Object. Decreased availability of nitric oxide (NO) has been proposed to evoke delayed cerebral vasospasm after subarachnoid hemorrhage (SAH). Asymmetric dimethyl-l-arginine (ADMA) inhibits endothelial NO synthase (eNOS) and, therefore, may be responsible for decreased NO availability in cases of cerebral vasospasm. The goal of this study was to determine whether ADMA levels are associated with cerebral vasospasm in a primate model of SAH.

Methods. Twenty-two cynomolgus monkeys (six control animals and 16 with SAH) were used in this study. The levels of ADMA, l-arginine, l-citrulline, nitrites, and nitrates in cerebrospinal fluid (CSF) and serum were determined on Days 0, 7, 14, and 21 following onset of SAH. Cerebral arteriography was performed to assess the degree of vasospasm. Western blot analyses of the right and left middle cerebral arteries (MCAs) were performed to assess the expression of eNOS, type I protein—arginine methyl transferase (PRMT1) and dimethylarginine dimethylaminohydrolase (DDAH2).

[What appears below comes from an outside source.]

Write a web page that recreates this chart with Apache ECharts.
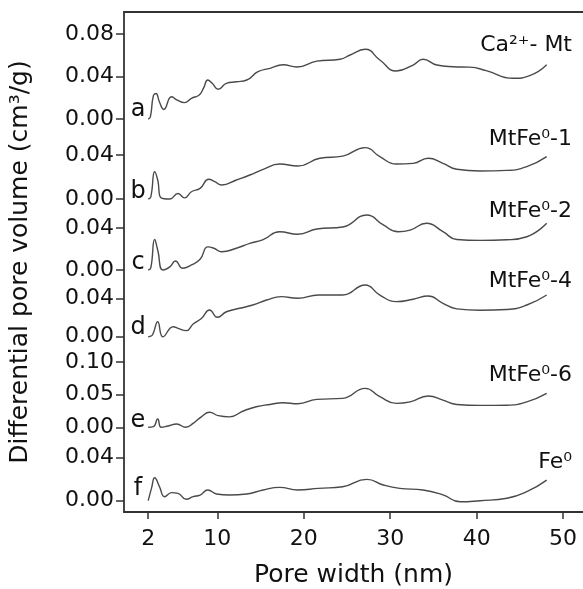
<!DOCTYPE html>
<html>
<head>
<meta charset="utf-8">
<script src="https://cdn.jsdelivr.net/npm/echarts@6/dist/echarts.min.js"></script>
<style>html,body{margin:0;padding:0;background:#fff}#c{width:583px;height:589px}</style>
</head>
<body>
<div id="c"></div>
<script>
// ---- data (pore width in nm, differential pore volume in cm3/g) ----
const seriesNames = ['Ca²⁺- Mt', 'MtFe⁰-1', 'MtFe⁰-2', 'MtFe⁰-4', 'MtFe⁰-6', 'Fe⁰'];
const panelLetters = ['a', 'b', 'c', 'd', 'e', 'f'];
const xTickLabels = [2, 10, 20, 30, 40, 50];

const widthA = [2.0, 2.25, 2.6, 2.9, 3.3, 3.8, 4.7, 5.3, 6.2, 7.0, 7.9, 8.4, 8.9, 9.4, 10.1, 11.05, 12.2, 13.4, 14.7, 16.1, 17.6, 19.2, 21.5, 24.2, 25.3, 27.1, 28.8, 30.7, 32.65, 33.8, 35.4, 37.3, 39.2, 41.1, 44.2, 46.2, 48.1];
const volA   = [0, 0.002, 0.022, 0.024, 0.016, 0.009, 0.021, 0.018, 0.0154, 0.0195, 0.0226, 0.029, 0.0367, 0.0336, 0.028, 0.0336, 0.035, 0.0367, 0.0445, 0.0477, 0.051, 0.049, 0.0545, 0.0562, 0.060, 0.0656, 0.0555, 0.0452, 0.0508, 0.0562, 0.0508, 0.0492, 0.0488, 0.0455, 0.0383, 0.041, 0.051];

const widthB = [2.0, 2.3, 2.75, 3.1, 3.5, 4.5, 5.45, 6.2, 7.0, 8.0, 9.0, 9.7, 10.5, 12.2, 13.75, 15.3, 17.2, 19.3, 21.85, 24.5, 27.1, 28.8, 30.7, 32.65, 34.4, 36.1, 37.7, 40.4, 43.5, 45.8, 48.1];
const volB   = [0, 0.002, 0.0248, 0.0173, 0.001, 0, 0.005, 0.001, 0.0066, 0.0097, 0.0179, 0.0157, 0.0127, 0.0173, 0.0218, 0.027, 0.0318, 0.030, 0.037, 0.039, 0.0467, 0.0385, 0.0318, 0.0324, 0.037, 0.0324, 0.027, 0.0255, 0.026, 0.0294, 0.0385];

const widthC = [2.0, 2.3, 2.75, 3.1, 3.7, 4.5, 5.15, 6.0, 7.0, 8.0, 8.9, 9.6, 10.5, 12.2, 13.75, 15.3, 17.2, 19.3, 21.5, 24.5, 27.3, 29.2, 30.9, 32.3, 34.2, 36.1, 37.7, 40.4, 43.5, 45.8, 48.1];
const volC   = [0, 0.002, 0.029, 0.019, 0, 0.003, 0.0086, 0.0016, 0.0048, 0.0102, 0.022, 0.0207, 0.0174, 0.0207, 0.0254, 0.029, 0.0365, 0.034, 0.039, 0.041, 0.0524, 0.0429, 0.0365, 0.038, 0.0445, 0.0365, 0.029, 0.0282, 0.0288, 0.0317, 0.0445];

const widthD = [2.0, 2.4, 2.6, 3.1, 3.7, 4.9, 5.45, 6.4, 7.2, 8.15, 9.1, 10.0, 11.05, 12.6, 14.1, 15.7, 17.4, 19.3, 21.7, 24.5, 27.1, 28.8, 30.7, 32.65, 34.4, 36.1, 37.7, 40.4, 43.5, 45.8, 48.1];
const volD   = [0, 0.001, 0.004, 0.0156, 0, 0.0104, 0.0087, 0.0063, 0.0132, 0.019, 0.0278, 0.0202, 0.026, 0.0296, 0.033, 0.0382, 0.0417, 0.040, 0.0434, 0.0434, 0.0539, 0.0434, 0.0365, 0.039, 0.0424, 0.0348, 0.029, 0.0276, 0.0284, 0.033, 0.0434];

const widthE = [2.0, 2.6, 3.1, 3.5, 4.3, 5.3, 6.35, 7.2, 8.15, 9.1, 10.1, 11.4, 13.0, 14.5, 16.1, 17.6, 19.3, 21.5, 24.5, 27.1, 28.8, 30.7, 32.3, 34.4, 36.1, 37.7, 40.4, 43.5, 45.8, 48.1];
const volE   = [0, 0.001, 0.0127, 0, 0.002, 0.005, 0, 0.006, 0.016, 0.023, 0.0178, 0.016, 0.025, 0.0315, 0.035, 0.0376, 0.036, 0.0428, 0.0443, 0.0596, 0.0468, 0.0367, 0.039, 0.0479, 0.0417, 0.035, 0.0335, 0.0338, 0.039, 0.052];

const widthF = [2.0, 2.4, 2.75, 3.3, 3.9, 4.7, 5.45, 6.4, 7.2, 8.0, 8.9, 9.9, 11.4, 13.4, 15.3, 17.2, 19.3, 21.7, 24.5, 27.3, 29.2, 31.1, 33.8, 36.1, 38.1, 40.4, 43.5, 45.8, 48.1];
const volF   = [0, 0.012, 0.0212, 0.013, 0.0037, 0.0074, 0.0068, 0.0013, 0.0037, 0.0052, 0.0099, 0.0062, 0.0052, 0.0062, 0.0099, 0.0123, 0.0099, 0.0114, 0.0129, 0.0197, 0.0145, 0.0114, 0.0099, 0.0053, -0.001, 0, 0.0022, 0.0083, 0.019];

const yMaxes = [0.08, 0.04, 0.04, 0.04, 0.10, 0.04];
const yIntervals = [0.04, 0.04, 0.04, 0.04, 0.05, 0.04];

// ---- layout ----
const FONT = 'DejaVu Sans';
const AX = '#333';
const LEFT = 124;
const XMIN = -0.8, XMAX = 52.3;
const panelTop = [34, 155, 228, 298.3, 362, 457.3];
const panelH   = [85, 44, 42, 38.4, 65.3, 43.4];
const letterY  = [110, 192, 263, 328, 421, 489];
const nameY    = [45, 139, 211, 281, 375, 462];

const widths = [widthA, widthB, widthC, widthD, widthE, widthF];
const vols = [volA, volB, volC, volD, volE, volF];

const grids = [{left: LEFT, right: 0, top: 12, bottom: 77, containLabel: false, outerBoundsMode: 'none'}];
const xAxes = [
  {gridIndex: 0, type: 'value', min: XMIN, max: XMAX, position: 'bottom',
   axisLine: {onZero: false, lineStyle: {color: AX, width: 1.8}},
   axisTick: {length: 7, lineStyle: {color: AX, width: 1.5}, customValues: xTickLabels},
   axisLabel: {customValues: xTickLabels, color: '#111', fontFamily: FONT, fontSize: 22, margin: 16},
   splitLine: {show: false},
   name: 'Pore width (nm)', nameLocation: 'middle', nameGap: 51,
   nameTextStyle: {color: '#111', fontFamily: FONT, fontSize: 25}},
  {gridIndex: 0, type: 'value', min: XMIN, max: XMAX, position: 'top',
   axisLine: {onZero: false, lineStyle: {color: AX, width: 1.8}}, axisTick: {show: false},
   axisLabel: {show: false}, splitLine: {show: false}}
];
const yAxes = [
  {gridIndex: 0, type: 'value', min: 0, max: 1, position: 'left',
   axisLine: {show: true, onZero: false, lineStyle: {color: AX, width: 1.8}}, axisTick: {show: false},
   axisLabel: {show: false}, splitLine: {show: false}}
];
const series = [];
for (let i = 0; i < 6; i++) {
  grids.push({left: LEFT, right: 0, top: panelTop[i], height: panelH[i], containLabel: false, outerBoundsMode: 'none'});
  xAxes.push({gridIndex: i + 1, type: 'value', min: XMIN, max: XMAX, show: false,
    axisLine: {onZero: false}});
  yAxes.push({gridIndex: i + 1, type: 'value', min: 0, max: yMaxes[i], interval: yIntervals[i],
    position: 'left',
    axisLine: {show: false, onZero: false},
    axisTick: {show: true, length: 8, lineStyle: {color: AX, width: 1.5}},
    axisLabel: {color: '#111', fontFamily: FONT, fontSize: 22, margin: 10,
      formatter: v => v.toFixed(2)},
    splitLine: {show: false}});
  series.push({type: 'line', name: seriesNames[i], xAxisIndex: i + 2, yAxisIndex: i + 1,
    data: widths[i].map((w, k) => [w, vols[i][k]]),
    showSymbol: false, smooth: 0.5, clip: false,
    lineStyle: {color: '#4a4a4a', width: 1.4}});
}

const graphics = [];
for (let i = 0; i < 6; i++) {
  graphics.push({type: 'text', x: 138, y: letterY[i],
    style: {text: panelLetters[i], fill: '#111', font: '24px ' + FONT,
      textAlign: 'center', textVerticalAlign: 'middle'}});
  graphics.push({type: 'text', x: 572, y: nameY[i],
    style: {text: seriesNames[i], fill: '#111', font: '22px ' + FONT,
      textAlign: 'right', textVerticalAlign: 'middle'}});
}
graphics.push({type: 'text', x: 20, y: 262, rotation: Math.PI / 2,
  style: {text: 'Differential pore volume (cm³/g)', fill: '#111', font: '25px ' + FONT,
    textAlign: 'center', textVerticalAlign: 'middle'}});

const chart = echarts.init(document.getElementById('c'), null, {renderer: 'canvas'});
chart.setOption({
  animation: false,
  backgroundColor: '#fff',
  grid: grids, xAxis: xAxes, yAxis: yAxes, series: series,
  graphic: graphics
});
</script>
</body>
</html>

Cerebrospinal fluid levels of ADMA remained unchanged in the control group (six animals) and in animals with SAH that did not have vasospasm (five animals; p = 0.17), but the levels increased in animals with vasospasm (11 animals) on Day 7 post-SAH (p < 0.01) and decreased on Days 14 through 21 (p < 0.05). Cerebrospinal fluid levels of ADMA correlated directly with the degree of vasospasm (correlation coefficient = 0.7, p = 0.0001; 95% confidence interval: 0.43–0.83). Levels of nitrite and nitrate as well as those of l-citrulline in CSF were decreased in animals with vasospasm. Furthermore, DDAH2 expression was attenuated in the right spastic MCA on Day 7 post-SAH, whereas eNOS and PRMT1 expression remained unchanged.

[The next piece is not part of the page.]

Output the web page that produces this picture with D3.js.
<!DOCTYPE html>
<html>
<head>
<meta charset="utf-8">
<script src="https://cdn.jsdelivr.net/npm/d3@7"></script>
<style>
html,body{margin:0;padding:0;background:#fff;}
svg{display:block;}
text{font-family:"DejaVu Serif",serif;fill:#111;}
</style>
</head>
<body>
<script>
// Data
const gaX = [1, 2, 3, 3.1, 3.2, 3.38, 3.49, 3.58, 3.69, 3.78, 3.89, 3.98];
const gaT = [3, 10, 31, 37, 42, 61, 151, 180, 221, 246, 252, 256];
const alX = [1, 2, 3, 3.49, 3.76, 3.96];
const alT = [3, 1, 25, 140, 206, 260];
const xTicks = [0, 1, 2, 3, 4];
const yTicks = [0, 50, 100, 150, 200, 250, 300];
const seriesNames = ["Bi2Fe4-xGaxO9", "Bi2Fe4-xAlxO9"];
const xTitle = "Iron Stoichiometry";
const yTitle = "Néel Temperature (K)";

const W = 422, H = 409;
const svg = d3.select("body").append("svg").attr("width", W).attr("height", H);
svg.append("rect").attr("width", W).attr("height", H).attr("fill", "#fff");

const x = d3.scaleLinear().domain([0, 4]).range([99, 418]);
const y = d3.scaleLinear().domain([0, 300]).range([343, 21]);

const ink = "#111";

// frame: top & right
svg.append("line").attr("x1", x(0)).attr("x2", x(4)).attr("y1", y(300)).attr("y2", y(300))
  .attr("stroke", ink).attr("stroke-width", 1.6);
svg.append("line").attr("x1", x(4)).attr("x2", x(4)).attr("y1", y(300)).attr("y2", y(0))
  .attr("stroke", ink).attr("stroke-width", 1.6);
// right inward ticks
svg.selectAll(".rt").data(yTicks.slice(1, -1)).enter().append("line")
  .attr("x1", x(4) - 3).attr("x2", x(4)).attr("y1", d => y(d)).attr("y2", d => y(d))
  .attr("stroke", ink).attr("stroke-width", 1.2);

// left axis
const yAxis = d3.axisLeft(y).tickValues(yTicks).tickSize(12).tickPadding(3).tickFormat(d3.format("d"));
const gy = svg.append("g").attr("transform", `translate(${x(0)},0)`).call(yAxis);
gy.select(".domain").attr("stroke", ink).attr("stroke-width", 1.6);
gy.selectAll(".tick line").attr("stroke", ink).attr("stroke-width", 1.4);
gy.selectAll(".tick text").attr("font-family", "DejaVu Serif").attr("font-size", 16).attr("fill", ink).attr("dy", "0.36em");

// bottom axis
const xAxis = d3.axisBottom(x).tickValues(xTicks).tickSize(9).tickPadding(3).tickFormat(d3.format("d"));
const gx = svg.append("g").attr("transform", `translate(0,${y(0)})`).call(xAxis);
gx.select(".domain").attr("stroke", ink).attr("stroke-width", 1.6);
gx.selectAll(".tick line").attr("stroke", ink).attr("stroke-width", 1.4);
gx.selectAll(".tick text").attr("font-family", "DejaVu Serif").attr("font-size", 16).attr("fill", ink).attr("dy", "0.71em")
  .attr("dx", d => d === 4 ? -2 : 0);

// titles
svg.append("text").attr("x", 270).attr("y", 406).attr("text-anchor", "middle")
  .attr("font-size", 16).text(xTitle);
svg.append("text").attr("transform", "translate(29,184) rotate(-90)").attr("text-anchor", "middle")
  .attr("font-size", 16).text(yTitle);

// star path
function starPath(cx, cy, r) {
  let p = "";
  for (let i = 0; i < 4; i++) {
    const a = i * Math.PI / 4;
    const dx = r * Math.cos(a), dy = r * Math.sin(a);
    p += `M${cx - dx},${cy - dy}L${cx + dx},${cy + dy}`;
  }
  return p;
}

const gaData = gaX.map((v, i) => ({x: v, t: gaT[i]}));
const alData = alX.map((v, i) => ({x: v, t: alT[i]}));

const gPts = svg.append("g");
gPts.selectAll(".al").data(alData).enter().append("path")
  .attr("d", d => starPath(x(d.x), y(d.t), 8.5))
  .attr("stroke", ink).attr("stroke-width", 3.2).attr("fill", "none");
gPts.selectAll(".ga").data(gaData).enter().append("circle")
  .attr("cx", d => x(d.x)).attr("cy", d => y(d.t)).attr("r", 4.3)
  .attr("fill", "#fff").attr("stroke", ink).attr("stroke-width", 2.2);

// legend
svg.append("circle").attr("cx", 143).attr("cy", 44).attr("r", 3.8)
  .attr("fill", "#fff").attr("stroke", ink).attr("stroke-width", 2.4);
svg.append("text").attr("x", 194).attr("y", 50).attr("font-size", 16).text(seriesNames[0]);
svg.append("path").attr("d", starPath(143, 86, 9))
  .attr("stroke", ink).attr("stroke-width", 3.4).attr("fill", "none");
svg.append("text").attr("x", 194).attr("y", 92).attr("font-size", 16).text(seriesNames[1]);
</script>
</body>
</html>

Conclusions. Changes in the CSF levels of ADMA are associated with the development and resolution of vasospasm found on arteriograms after SAH. The results indicate that endogenous inhibition of eNOS by ADMA may be involved in the development of delayed cerebral vasospasm. Inhibition of ADMA production may provide a new therapeutic approach for cerebral vasospasm after SAH.